• **What you should do**
Only the lines from the top of the listing below to the line that has "return pd.DataFrame(rows)" should be echoed, with both ends kept and pictures left out.

^^^^^^^^

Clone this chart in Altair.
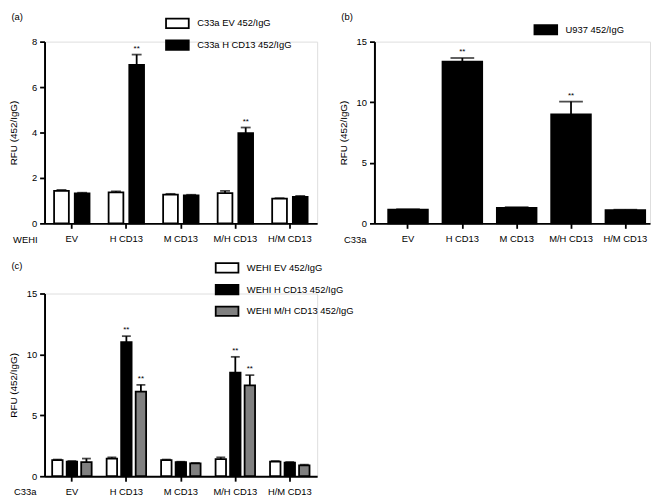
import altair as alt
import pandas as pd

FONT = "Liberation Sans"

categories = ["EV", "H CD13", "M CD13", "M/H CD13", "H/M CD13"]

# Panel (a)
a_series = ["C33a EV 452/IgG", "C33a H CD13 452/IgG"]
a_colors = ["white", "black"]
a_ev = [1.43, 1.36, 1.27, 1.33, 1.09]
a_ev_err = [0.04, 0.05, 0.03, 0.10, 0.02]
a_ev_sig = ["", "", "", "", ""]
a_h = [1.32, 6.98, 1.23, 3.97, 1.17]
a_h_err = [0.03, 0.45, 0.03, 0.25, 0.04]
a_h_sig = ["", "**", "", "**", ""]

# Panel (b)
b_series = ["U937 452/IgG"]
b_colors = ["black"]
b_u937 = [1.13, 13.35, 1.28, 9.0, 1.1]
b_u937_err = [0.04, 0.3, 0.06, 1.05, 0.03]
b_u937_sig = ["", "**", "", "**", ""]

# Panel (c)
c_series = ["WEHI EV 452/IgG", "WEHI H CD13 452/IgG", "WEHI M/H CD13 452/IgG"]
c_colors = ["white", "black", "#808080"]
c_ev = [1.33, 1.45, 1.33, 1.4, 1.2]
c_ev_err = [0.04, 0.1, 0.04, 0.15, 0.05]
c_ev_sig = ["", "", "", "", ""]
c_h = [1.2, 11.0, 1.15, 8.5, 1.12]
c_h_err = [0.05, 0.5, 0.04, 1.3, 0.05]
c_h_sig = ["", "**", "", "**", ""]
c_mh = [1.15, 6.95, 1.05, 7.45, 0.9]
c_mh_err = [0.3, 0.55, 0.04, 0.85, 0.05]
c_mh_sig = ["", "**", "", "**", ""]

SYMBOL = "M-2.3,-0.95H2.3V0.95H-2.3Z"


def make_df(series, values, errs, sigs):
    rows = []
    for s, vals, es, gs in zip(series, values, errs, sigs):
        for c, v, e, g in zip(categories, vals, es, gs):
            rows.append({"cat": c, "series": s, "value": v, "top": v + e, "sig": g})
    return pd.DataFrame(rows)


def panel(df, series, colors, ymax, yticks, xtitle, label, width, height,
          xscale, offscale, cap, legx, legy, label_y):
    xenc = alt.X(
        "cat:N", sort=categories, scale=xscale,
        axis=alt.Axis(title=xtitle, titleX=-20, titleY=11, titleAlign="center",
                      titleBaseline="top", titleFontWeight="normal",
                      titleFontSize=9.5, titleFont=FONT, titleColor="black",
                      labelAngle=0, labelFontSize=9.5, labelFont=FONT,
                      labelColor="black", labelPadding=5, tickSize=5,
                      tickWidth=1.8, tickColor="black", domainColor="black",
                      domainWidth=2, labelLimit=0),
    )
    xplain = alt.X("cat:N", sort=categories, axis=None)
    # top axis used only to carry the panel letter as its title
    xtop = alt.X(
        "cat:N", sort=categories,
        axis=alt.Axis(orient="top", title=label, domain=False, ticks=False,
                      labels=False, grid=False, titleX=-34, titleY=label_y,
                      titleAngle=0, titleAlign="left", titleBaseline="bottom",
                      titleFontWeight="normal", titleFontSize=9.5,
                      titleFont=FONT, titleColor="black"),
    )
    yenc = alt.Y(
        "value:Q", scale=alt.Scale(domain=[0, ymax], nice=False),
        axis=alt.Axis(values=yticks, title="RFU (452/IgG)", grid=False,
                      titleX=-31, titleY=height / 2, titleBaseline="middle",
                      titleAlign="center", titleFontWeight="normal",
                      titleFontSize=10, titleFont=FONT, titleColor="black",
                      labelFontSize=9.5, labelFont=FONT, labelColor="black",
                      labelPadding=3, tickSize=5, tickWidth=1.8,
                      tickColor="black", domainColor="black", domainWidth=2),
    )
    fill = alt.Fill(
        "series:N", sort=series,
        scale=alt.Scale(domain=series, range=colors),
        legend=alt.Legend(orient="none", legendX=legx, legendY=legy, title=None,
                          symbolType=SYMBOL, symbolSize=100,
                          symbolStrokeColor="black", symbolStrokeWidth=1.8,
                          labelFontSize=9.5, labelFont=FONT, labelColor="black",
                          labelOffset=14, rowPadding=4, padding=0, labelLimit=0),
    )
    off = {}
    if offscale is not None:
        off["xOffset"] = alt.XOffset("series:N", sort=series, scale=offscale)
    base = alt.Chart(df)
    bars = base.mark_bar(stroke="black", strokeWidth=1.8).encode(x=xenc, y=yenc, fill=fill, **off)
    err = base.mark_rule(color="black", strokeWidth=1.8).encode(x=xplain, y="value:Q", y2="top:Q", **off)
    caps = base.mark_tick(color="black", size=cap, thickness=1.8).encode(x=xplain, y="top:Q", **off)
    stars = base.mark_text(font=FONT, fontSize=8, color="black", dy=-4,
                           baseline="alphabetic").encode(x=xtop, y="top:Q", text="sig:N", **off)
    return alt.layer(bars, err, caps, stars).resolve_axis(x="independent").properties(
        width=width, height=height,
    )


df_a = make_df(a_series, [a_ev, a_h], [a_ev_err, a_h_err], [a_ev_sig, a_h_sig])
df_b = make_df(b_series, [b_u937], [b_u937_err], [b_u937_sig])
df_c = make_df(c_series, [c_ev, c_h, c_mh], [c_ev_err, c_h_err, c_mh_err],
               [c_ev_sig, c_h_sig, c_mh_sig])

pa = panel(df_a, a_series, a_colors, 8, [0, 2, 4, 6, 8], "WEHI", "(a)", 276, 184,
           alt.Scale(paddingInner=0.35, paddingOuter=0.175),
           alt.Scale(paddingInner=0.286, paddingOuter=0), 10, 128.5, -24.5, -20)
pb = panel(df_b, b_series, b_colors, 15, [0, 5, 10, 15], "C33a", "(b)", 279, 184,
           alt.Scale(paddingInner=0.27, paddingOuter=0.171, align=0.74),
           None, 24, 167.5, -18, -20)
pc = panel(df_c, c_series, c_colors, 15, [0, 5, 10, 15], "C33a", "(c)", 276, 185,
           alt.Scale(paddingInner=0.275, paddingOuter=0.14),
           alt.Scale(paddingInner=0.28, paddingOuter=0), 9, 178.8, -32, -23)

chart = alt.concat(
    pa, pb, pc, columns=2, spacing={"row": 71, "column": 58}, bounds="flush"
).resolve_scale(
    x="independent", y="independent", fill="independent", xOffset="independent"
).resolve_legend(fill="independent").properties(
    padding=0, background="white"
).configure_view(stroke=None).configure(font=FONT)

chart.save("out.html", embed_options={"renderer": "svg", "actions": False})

^^^^^^^^

• **Complete answer**
Clone this chart in Altair.
import altair as alt
import pandas as pd

FONT = "Liberation Sans"

categories = ["EV", "H CD13", "M CD13", "M/H CD13", "H/M CD13"]

# Panel (a)
a_series = ["C33a EV 452/IgG", "C33a H CD13 452/IgG"]
a_colors = ["white", "black"]
a_ev = [1.43, 1.36, 1.27, 1.33, 1.09]
a_ev_err = [0.04, 0.05, 0.03, 0.10, 0.02]
a_ev_sig = ["", "", "", "", ""]
a_h = [1.32, 6.98, 1.23, 3.97, 1.17]
a_h_err = [0.03, 0.45, 0.03, 0.25, 0.04]
a_h_sig = ["", "**", "", "**", ""]

# Panel (b)
b_series = ["U937 452/IgG"]
b_colors = ["black"]
b_u937 = [1.13, 13.35, 1.28, 9.0, 1.1]
b_u937_err = [0.04, 0.3, 0.06, 1.05, 0.03]
b_u937_sig = ["", "**", "", "**", ""]

# Panel (c)
c_series = ["WEHI EV 452/IgG", "WEHI H CD13 452/IgG", "WEHI M/H CD13 452/IgG"]
c_colors = ["white", "black", "#808080"]
c_ev = [1.33, 1.45, 1.33, 1.4, 1.2]
c_ev_err = [0.04, 0.1, 0.04, 0.15, 0.05]
c_ev_sig = ["", "", "", "", ""]
c_h = [1.2, 11.0, 1.15, 8.5, 1.12]
c_h_err = [0.05, 0.5, 0.04, 1.3, 0.05]
c_h_sig = ["", "**", "", "**", ""]
c_mh = [1.15, 6.95, 1.05, 7.45, 0.9]
c_mh_err = [0.3, 0.55, 0.04, 0.85, 0.05]
c_mh_sig = ["", "**", "", "**", ""]

SYMBOL = "M-2.3,-0.95H2.3V0.95H-2.3Z"


def make_df(series, values, errs, sigs):
    rows = []
    for s, vals, es, gs in zip(series, values, errs, sigs):
        for c, v, e, g in zip(categories, vals, es, gs):
            rows.append({"cat": c, "series": s, "value": v, "top": v + e, "sig": g})
    return pd.DataFrame(rows)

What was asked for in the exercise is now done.